Opinion: Digging deeper than the CIPF points controversy

CMPA president and CEO Reynolds Mastin on the CRTC's "visionary" broadcast trigger change.

Reynolds MastinReynolds Mastin, president and CEO of the Canadian Media Producers Association

Six-out-of-ten? Eight-out-of-ten? Ten-out-of-ten?

Since the CRTC released its revised framework for Certified Independent Production Funds (CIPF) in late summer, there has been a lot of attention paid to one particular component of the updated policy. Namely, changes to the point system used for accessing CIPF funding.

Contrary to what has been claimed by many on social media, the Canadian Media Producers Association did not advocate for these changes. Nor did we advocate against them. We have some members who have been hugely successful producing ten-out-of-ten shows and some who have been equally successful producing six-out-of-ten shows – and still others who produce both. Our industry has long supported a balanced production portfolio, and that has contributed to the sector’s growth and success over the past many years. Looking to the future, the industry’s ongoing success will depend on that balance remaining the case.

The media’s coverage of the point system issue, however, has been at the expense of other important changes outlined in the revised CIPF framework.

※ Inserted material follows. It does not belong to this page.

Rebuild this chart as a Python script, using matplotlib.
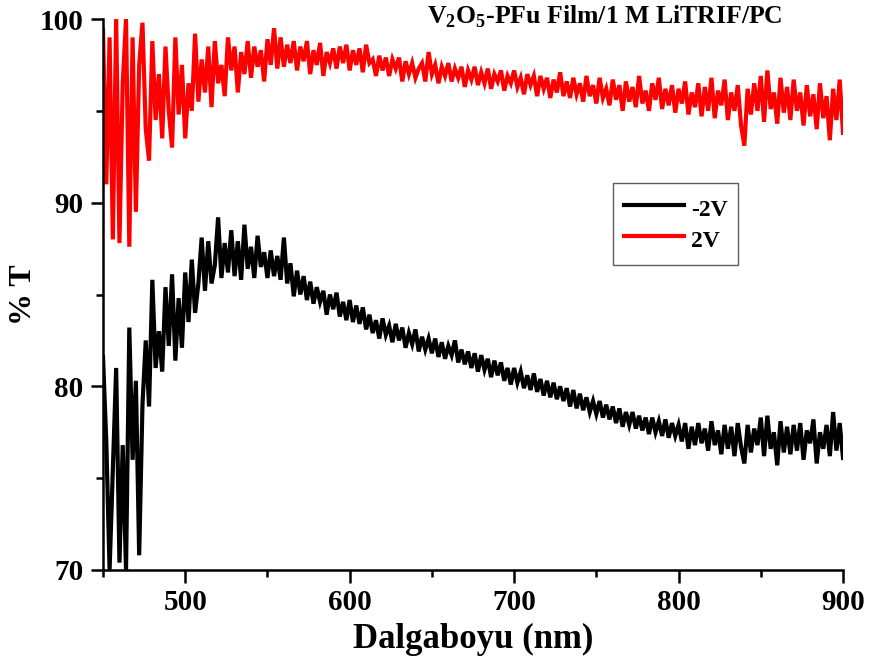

This includes the elimination of a rule that formerly required producers wanting access to CIPF funding to first obtain a licence from a Canadian linear broadcaster. This change, while simple, is visionary. It gives producers more flexibility to create diverse content for all viewing platforms, which means more viewers for our shows. More viewers will lead to more projects that are produced in Canada, written and directed by Canadians, starring Canadians, for audiences at home and abroad. This is a good thing for all who work in the industry and we urge the Funds to implement the revised framework’s expanded approach to financing triggers as soon as possible.

Another key change allows producers access to critical CIPF funds for development and discovery purposes, something that was previously restricted. This means producers can now more effectively collaborate with Canada’s talented writers to finesse and develop a show concept in detail before the first episode is written, increasing the chance that the project will be a success. It also means more money for marketing and promotion, making it more likely that audiences will become aware of a show’s existence.

In short, the bulk of the CIPF changes will allow producers more flexibility to innovate, develop diverse content and attract audiences. Given the changing landscape in which Canada’s production sector operates – what Federal Heritage Minister Melanie Joly has termed the “digital shift” – this is imperative. And while there is some industry concern about how the updated framework may limit interactive media funding, we are encouraged that the CRTC has opened a process for feedback on this issue.

Now the truth is the updated CIPF framework will only impact a small fraction of the sector – $64 million in annual funding, in an industry that spent $2.6 billion on television production alone in 2015.

What has gotten lost with so much focus on the CIPF debate is the incredibly important set of decisions soon to be made by the CRTC, which will have a major impact on the Canadian production sector. The CRTC’s upcoming Group Licence Renewal hearings will review the licences of the biggest private broadcasters in the country and determine their future contributions to the Canadian production industry. With this review on the horizon, we applaud the CRTC’s previously stated position that it will maintain existing requirements for broadcaster spending on made-in-Canada content. This means continued opportunity for Canada’s creative talent.

We believe all stakeholders have a role to play in our industry’s ongoing success. And key to that success will be public policy that promotes meaningful competition and an equal playing field in Canada, so that our industry is best positioned to compete on the world stage.

This is why the CRTC’s decision, which no longer identifies Canadian linear broadcasters as the exclusive trigger of CIPF funding, is so important. It’s an example of how enlightened regulatory decision-making can remove barriers to the next great made-in-Canada project.  And that’s an outcome I think we can all agree deserves a ten-out-of-ten.